Saved entries
⁂

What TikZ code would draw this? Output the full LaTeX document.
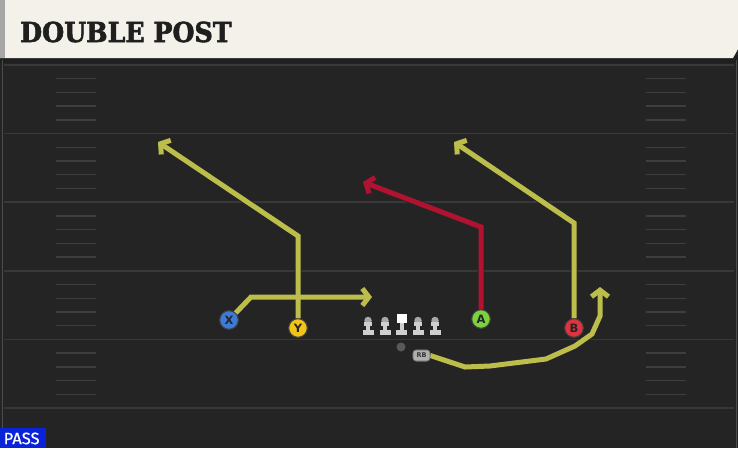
\documentclass[tikz,border=0pt]{standalone}
\usepackage{fontspec}
\setmainfont{DejaVu Sans}
\newfontfamily\titlefont{DejaVu Serif}[BoldFeatures={FakeBold=2.2}]
\newfontfamily\passfont{Fira Sans}[FakeBold=0.6]
\usetikzlibrary{arrows.meta}
\definecolor{fieldbg}{HTML}{242424}
\definecolor{fieldline}{HTML}{383838}
\definecolor{hashc}{HTML}{3E3E3E}
\definecolor{headbg}{HTML}{F4F1EA}
\definecolor{routey}{HTML}{BDBD4C}
\definecolor{router}{HTML}{B0122F}
\definecolor{pxblue}{HTML}{3D7BD9}
\definecolor{pyellow}{HTML}{F2C419}
\definecolor{pgreen}{HTML}{7CD23C}
\definecolor{pred}{HTML}{E0323F}
\definecolor{olgray}{HTML}{CFCFCF}
\definecolor{olhead}{HTML}{A8A8A8}
\definecolor{passblue}{HTML}{0A22D8}
\tikzset{
  player/.style={circle, minimum size=18.5pt, inner sep=0pt, draw=black!75, line width=0.9pt,
    font=\bfseries\fontsize{11.5}{11.5}\selectfont, text=black!85},
  rbbox/.style={draw=black!60, fill=olgray!85!black, rounded corners=3pt, minimum width=17pt,
    minimum height=11pt, inner sep=0pt, font=\bfseries\fontsize{6.5}{6.5}\selectfont, text=black!80, line width=0.6pt},
  route/.style={line width=5pt, line join=miter, -{Straight Barb[length=6.5pt,width=17pt]}},
  outline/.style={line width=6.6pt, draw=black!85, line join=miter, -{Straight Barb[length=7pt,width=18.5pt]}},
  yard/.style={draw=fieldline, line width=1.6pt},
  hashmark/.style={draw=hashc, line width=1.4pt},
}
\begin{document}
\begin{tikzpicture}[x=1pt,y=-1pt]
\useasboundingbox (0,0) rectangle (738,448);
% field
\fill[fieldbg] (0,0) rectangle (738,448);
\fill[black!88] (0,56) rectangle (738,63);
\draw[draw=black!70, line width=1pt] (2,60) -- (2,448);
\draw[draw=black!70, line width=1pt] (736,60) -- (736,448);
% yard lines
\foreach \yy in {65,133.6,202.2,270.8,339.4,408} {
  \draw[yard] (4,\yy) -- (734,\yy);
}
% hash marks
\foreach \base in {65,133.6,202.2,270.8,339.4} {
  \foreach \k in {1,2,3,4} {
    \draw[hashmark] (56,\base+\k*13.72) -- (96,\base+\k*13.72);
    \draw[hashmark] (646,\base+\k*13.72) -- (686,\base+\k*13.72);
  }
}
% header
\fill[headbg] (0,0) -- (738,0) -- (738,49) -- (733,58) -- (0,58) -- cycle;
\fill[black!35] (0,0) rectangle (4.5,58);
\node[font=\titlefont\bfseries\fontsize{27.5}{27.5}\selectfont, text=black!88, anchor=west, inner sep=0pt]
  (title) at (20,32) {\scalebox{0.92}[1]{DOUBLE POST}};
% pass tag
\fill[passblue] (0,428) rectangle (46,448);
\node[font=\passfont\fontsize{16.5}{16.5}\selectfont, text=white, anchor=west, inner sep=0pt]
  (pass) at (3.5,438.5) {PASS};
% route coordinates
\coordinate (xc) at (251,297);
\coordinate (xt) at (372,297);
\coordinate (yc) at (298,236);
\coordinate (yt) at (158,142);
\coordinate (ac) at (481,227);
\coordinate (at) at (363,182);
\coordinate (bc) at (574,223);
\coordinate (bt) at (454,142);
\coordinate (r1) at (465,367);
\coordinate (r2) at (490,366);
\coordinate (r3) at (546,359);
\coordinate (r4) at (575,346);
\coordinate (r5) at (592,334);
\coordinate (r6) at (600,316);
\coordinate (rt) at (600,287);
% players
\node[player, fill=pxblue] (X) at (229,320) {X};
\node[player, fill=pyellow] (Y) at (298,328) {Y};
\node[player, fill=pgreen] (A) at (481,319) {A};
\node[player, fill=pred] (B) at (574,328) {B};
\node[rbbox] (RB) at (421.5,355.5) {RB};
\node[circle, fill=gray!70!black, minimum size=9pt, inner sep=0pt] (ball) at (401,347) {};
% routes (outline first, then colour)
\draw[outline] (X) -- (xc) -- (xt);
\draw[outline] (Y) -- (yc) -- (yt);
\draw[outline] (A) -- (ac) -- (at);
\draw[outline] (B) -- (bc) -- (bt);
\draw[outline] (RB.east) -- (r1) -- (r2) -- (r3) -- (r4) -- (r5) -- (r6) -- (rt);
\draw[route, routey] (X) -- (xc) -- (xt);
\draw[route, routey] (Y) -- (yc) -- (yt);
\draw[route, router] (A) -- (ac) -- (at);
\draw[route, routey] (B) -- (bc) -- (bt);
\draw[route, routey] (RB.east) -- (r1) -- (r2) -- (r3) -- (r4) -- (r5) -- (r6) -- (rt);
% redraw players on top
\node[player, fill=pxblue] at (X) {X};
\node[player, fill=pyellow] at (Y) {Y};
\node[player, fill=pgreen] at (A) {A};
\node[player, fill=pred] at (B) {B};
\node[rbbox] at (RB) {RB};
% offensive line
\foreach \n/\xx in {L1/368,L2/385,L4/418,L5/435} {
  \fill[olgray] (\xx-2,321) rectangle (\xx+2,331);
  \fill[olgray] (\xx-5.5,330) rectangle (\xx+5.5,334.5);
  \node[circle, fill=olhead, minimum size=7.5pt, inner sep=0pt] (\n) at (\xx,320.5) {};
  \fill[olgray] (\xx-3.7,321.5) rectangle (\xx+3.7,325.5);
}
\fill[olgray] (399.5,322) rectangle (403.5,331);
\fill[olgray] (396,330) rectangle (407,334.5);
\node[fill=white, minimum width=10pt, minimum height=9pt, inner sep=0pt] (L3) at (401.5,318.5) {};
\end{tikzpicture}
\end{document}
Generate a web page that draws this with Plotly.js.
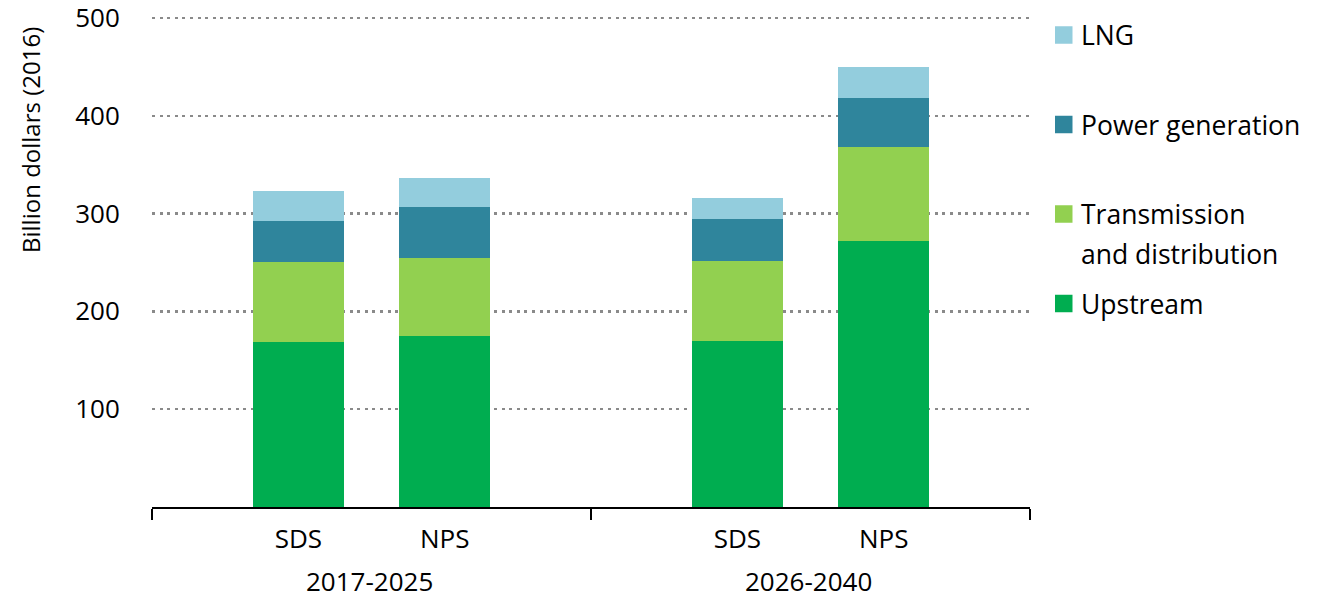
<!DOCTYPE html>
<html>
<head>
<meta charset="utf-8">
<script src="https://cdn.plot.ly/plotly-3.0.1.min.js"></script>
<style>
  html, body { margin: 0; padding: 0; background: #ffffff; }
  #chart { width: 1318px; height: 599px; }
</style>
</head>
<body>
<div id="chart"></div>
<script>
// Gas-related investment by scenario and period, billion dollars (2016)
const periods = ['2017-2025', '2017-2025', '2026-2040', '2026-2040'];
const scenarios = ['SDS', 'NPS', 'SDS', 'NPS'];

const upstream = [169, 175, 170, 272];
const transmission = [81, 80, 82, 96];
const powerGeneration = [42.5, 52, 42, 50];
const lng = [30.5, 29, 22, 32];

const seriesNames = ['Upstream', 'Transmission<br>and distribution', 'Power generation', 'LNG'];
const seriesColors = ['#00AD50', '#92D050', '#2F859C', '#93CDDD'];
const yTickValues = [100, 200, 300, 400, 500];
const yAxisTitle = 'Billion dollars (2016)';

// Place bars in groups of slots: one slot margin at each group edge.
const groups = [...new Set(periods)];
const slotsPerGroup = 3;
const positions = periods.map((p, i) => {
  const g = groups.indexOf(p);
  const k = periods.slice(0, i).filter(q => q === p).length;
  return g * slotsPerGroup + k + 1;
});
const groupCenters = groups.map(p => {
  const pos = positions.filter((_, i) => periods[i] === p);
  return pos.reduce((a, b) => a + b, 0) / pos.length;
});
const dividers = [];
for (let g = 0; g <= groups.length; g++) dividers.push(g * slotsPerGroup);
const xMax = groups.length * slotsPerGroup;

const seriesValues = [upstream, transmission, powerGeneration, lng];
const traces = seriesValues.map((vals, i) => ({
  type: 'bar',
  x: positions,
  y: vals,
  name: seriesNames[i].replace('<br>', ' '),
  marker: { color: seriesColors[i], line: { width: 0 } },
  showlegend: false,
  hoverinfo: 'y+name'
}));

// Plot area in pixels; the value axis runs slightly past 500 so its top gridline shows
const W = 1318, H = 599;
const M = { l: 152, r: 288, t: 16, b: 92 };
const yMax = 502;
const plotW = W - M.l - M.r;
const plotH = H - M.t - M.b;
const pxX = px => (px - M.l) / plotW;
const pxY = py => (H - M.b - py) / plotH;

const FONT = '"Open Sans", "Noto Sans", sans-serif';
const textColor = '#000000';

const annotations = [];
const shapes = [];

// Axis title, placed near the top of the value axis
annotations.push({
  text: yAxisTitle, xref: 'paper', yref: 'paper',
  x: pxX(30), y: pxY(140), xanchor: 'center', yanchor: 'middle',
  textangle: -90, showarrow: false,
  font: { family: FONT, size: 24, color: textColor }
});

// Period labels under each group
groups.forEach((g, i) => {
  annotations.push({
    text: g, xref: 'paper', yref: 'paper',
    x: pxX(M.l + plotW * groupCenters[i] / xMax - 2), y: pxY(581),
    xanchor: 'center', yanchor: 'middle', showarrow: false,
    font: { family: FONT, size: 26, color: textColor }
  });
});

// Legend: top entry is the last stacked series
const legendTop = 35, legendStep = 89.5, lineStep = 40;
const swatch = 17.5, swatchLeft = 1055, textLeft = 1079;
for (let j = 0; j < seriesNames.length; j++) {
  const s = seriesNames.length - 1 - j;
  const cy = legendTop + j * legendStep;
  shapes.push({
    type: 'rect', xref: 'paper', yref: 'paper',
    x0: pxX(swatchLeft), x1: pxX(swatchLeft + swatch),
    y0: pxY(cy - swatch / 2), y1: pxY(cy + swatch / 2),
    fillcolor: seriesColors[s], line: { width: 0 }
  });
  seriesNames[s].split('<br>').forEach((line, li) => {
    annotations.push({
      text: line, xref: 'paper', yref: 'paper',
      x: pxX(textLeft), y: pxY(cy + li * lineStep),
      xanchor: 'left', yanchor: 'middle', showarrow: false,
      font: { family: FONT, size: 26.5, color: textColor }
    });
  });
}

const layout = {
  width: W, height: H,
  margin: M,
  paper_bgcolor: '#ffffff', plot_bgcolor: '#ffffff',
  barmode: 'stack',
  bargap: 0.38,
  font: { family: FONT, size: 26, color: textColor },
  showlegend: false,
  xaxis: {
    range: [0, xMax],
    tickmode: 'array', tickvals: positions, ticktext: scenarios,
    ticks: '', ticklabelstandoff: 8,
    showgrid: false, zeroline: false,
    showline: true, linecolor: '#000000', linewidth: 1.5,
    tickfont: { family: FONT, size: 26, color: textColor },
    minor: {
      tickmode: 'array', tickvals: dividers,
      ticks: 'outside', ticklen: 11, tickwidth: 1.5, tickcolor: '#000000',
      showgrid: false
    },
    fixedrange: true
  },
  yaxis: {
    range: [0, yMax],
    tickmode: 'array', tickvals: yTickValues,
    ticks: 'outside', ticklen: 26, tickcolor: 'rgba(0,0,0,0)',
    ticklabeloverflow: 'allow',
    showgrid: true, gridcolor: '#8a8a8a', gridwidth: 2.5, griddash: '3px,4.6px',
    zeroline: false, showline: false,
    tickfont: { family: FONT, size: 26, color: textColor },
    fixedrange: true
  },
  annotations: annotations,
  shapes: shapes
};

Plotly.newPlot('chart', traces, layout, { displayModeBar: false, staticPlot: true });
</script>
</body>
</html>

⁂

Above are some records; extract exactly the lines from the one containing "Generate a web" through the one containing "const scenarios = ['SDS', 'NPS', 'SDS', 'NPS'];" and drop the pictures.

Generate a web page that draws this with Plotly.js.
<!DOCTYPE html>
<html>
<head>
<meta charset="utf-8">
<script src="https://cdn.plot.ly/plotly-3.0.1.min.js"></script>
<style>
  html, body { margin: 0; padding: 0; background: #ffffff; }
  #chart { width: 1318px; height: 599px; }
</style>
</head>
<body>
<div id="chart"></div>
<script>
// Gas-related investment by scenario and period, billion dollars (2016)
const periods = ['2017-2025', '2017-2025', '2026-2040', '2026-2040'];
const scenarios = ['SDS', 'NPS', 'SDS', 'NPS'];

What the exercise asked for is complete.